Donal Skehan: Home Cook airs Wednesdays at 8.30pm on RTÉ One.
Ingredients
Serves: 4
Prep time: 10 minutes
Cook time: 15 minutes
- 500g (1lb 2oz) fresh clams
- 1 tbsp olive oil
- 4 x 200g (7oz) firm white fish fillets (eg cod, hake, turbot)
- 25g (1/4 stick) butter
- 150ml (5fl oz) white wine
- 4 slices of sourdough bread
- 1 garlic clove, cut in half
- Extra virgin olive oil, for drizzling
- 150g (5oz) frozen peas, defrosted
- 250g (9oz) baby spinach
- 75ml (1/3 cup) double (heavy) cream
- Zest of one lemon
To serve
- 4 tsp trout roe
- A few sprigs of dill
- Sea salt and freshly ground black pepper
Method
- Prepare your clams, tap each one on the board/counter and discard any that don't close. Soak in a bowl of cold salted water for about 20 minutes then rinse well in cold water.

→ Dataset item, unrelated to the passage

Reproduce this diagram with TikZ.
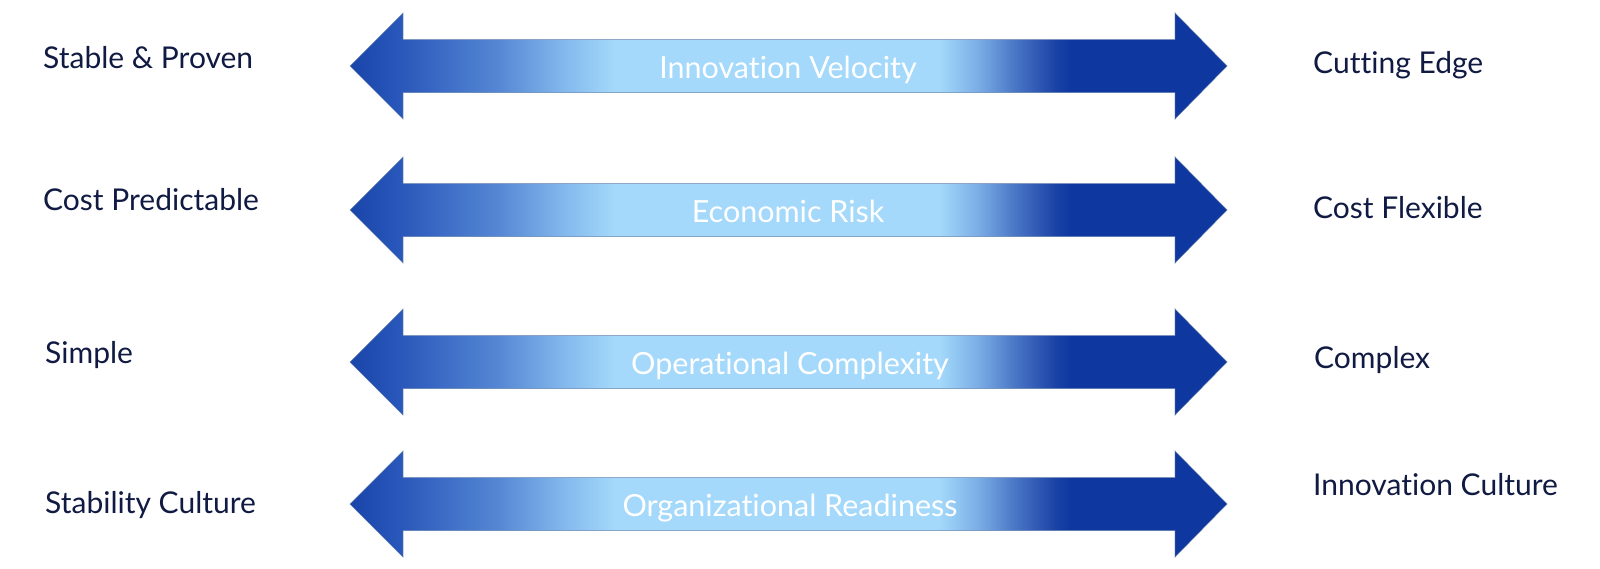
\documentclass[tikz,border=0pt]{standalone}
\usepackage{fontspec}
\setmainfont{Lato}[Ligatures={NoCommon,NoRare}]
\definecolor{labelnavy}{HTML}{101A42}
\definecolor{edgegrey}{HTML}{5E7AA6}
\definecolor{dA}{HTML}{1A45AA}
\definecolor{dB}{HTML}{2A58BB}
\definecolor{dC}{HTML}{5588D4}
\definecolor{dD}{HTML}{80B6EC}
\definecolor{lt}{HTML}{A4D9FB}
\definecolor{dE}{HTML}{7AAEE6}
\definecolor{dF}{HTML}{4A76C6}
\definecolor{dG}{HTML}{1A43A6}
\definecolor{dH}{HTML}{0E38A0}
\pgfdeclarehorizontalshading{barshade}{100bp}{%
  color(0bp)=(dA);
  color(25bp)=(dA);
  color(28bp)=(dB);
  color(33.5bp)=(dC);
  color(37bp)=(dD);
  color(40.1bp)=(lt);
  color(58.6bp)=(lt);
  color(60.8bp)=(dE);
  color(62.9bp)=(dF);
  color(65.2bp)=(dG);
  color(66.1bp)=(dH);
  color(100bp)=(dH)}
\tikzset{
  barpath/.style={shading=barshade, draw=edgegrey, draw opacity=0.6, line width=0.7pt},
  sidelabel/.style={anchor=base west, inner sep=0pt, text=labelnavy, font=\fontsize{30}{35}\selectfont},
  barlabel/.style={anchor=base, inner sep=0pt, text=white, font=\fontsize{30.5}{35}\selectfont},
}
\newcommand{\dblbar}[1]{%
  \path[barpath] (350,#1) -- (403,#1-53) -- (403,#1-26.5) -- (1175,#1-26.5) -- (1175,#1-53)
    -- (1227,#1) -- (1175,#1+53) -- (1175,#1+26.5) -- (403,#1+26.5) -- (403,#1+53) -- cycle;}
\begin{document}
\begin{tikzpicture}[x=1pt,y=-1pt]
\useasboundingbox[fill=white] (0,0) rectangle (1600,568);
% arrows
\dblbar{66}
\dblbar{210}
\dblbar{362}
\dblbar{504}
% centre labels
\node[barlabel] (c1) at (788,78) {Innovation Velocity};
\node[barlabel] (c2) at (788,222) {Economic Risk};
\node[barlabel] (c3) at (790,374) {Operational Complexity};
\node[barlabel] (c4) at (790,516) {Organizational Readiness};
% left labels
\node[sidelabel] (l1) at (43,68) {Stable \& Proven};
\node[sidelabel] (l2) at (43,210) {Cost Predictable};
\node[sidelabel] (l3) at (45,363) {Simple};
\node[sidelabel] (l4) at (45,513) {Stability Culture};
% right labels
\node[sidelabel] (r1) at (1313,73) {Cutting Edge};
\node[sidelabel] (r2) at (1313,218) {Cost Flexible};
\node[sidelabel] (r3) at (1314,368) {Complex};
\node[sidelabel] (r4) at (1313,495) {Innovation Culture};
\end{tikzpicture}
\end{document}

- Heat the oil in a lidded sauté pan. Season the fish and fry over a medium high heat for 2–3 minutes until golden, then flip over. Add butter to the pan and baste as the fish cooks for a further 2–3 minutes. Transfer to a warmed plate and keep warm in a low oven.
- Add the clams to the pan with the wine, cover and cook over a high heat for 3–4 minutes until all the clams are opened (discard any that remain closed).
- Meanwhile, toast the bread, rub with the garlic halves, drizzle with extra virgin olive oil and sprinkle with salt.
- Scoop out the clams with a slotted spoon into a warm bowl. Add the peas and spinach to the pan and cook until the spinach is wilted, then add the cream and lemon zest.
- Season to taste, then return the clams to the pan and stir through. Divide them between four warmed bowls and top each with a piece of fish. Drizzle with extra virgin olive oil and spoon over some trout roe. Add a good grinding of fresh black pepper, sprinkle with the dill and serve with the garlic toasts.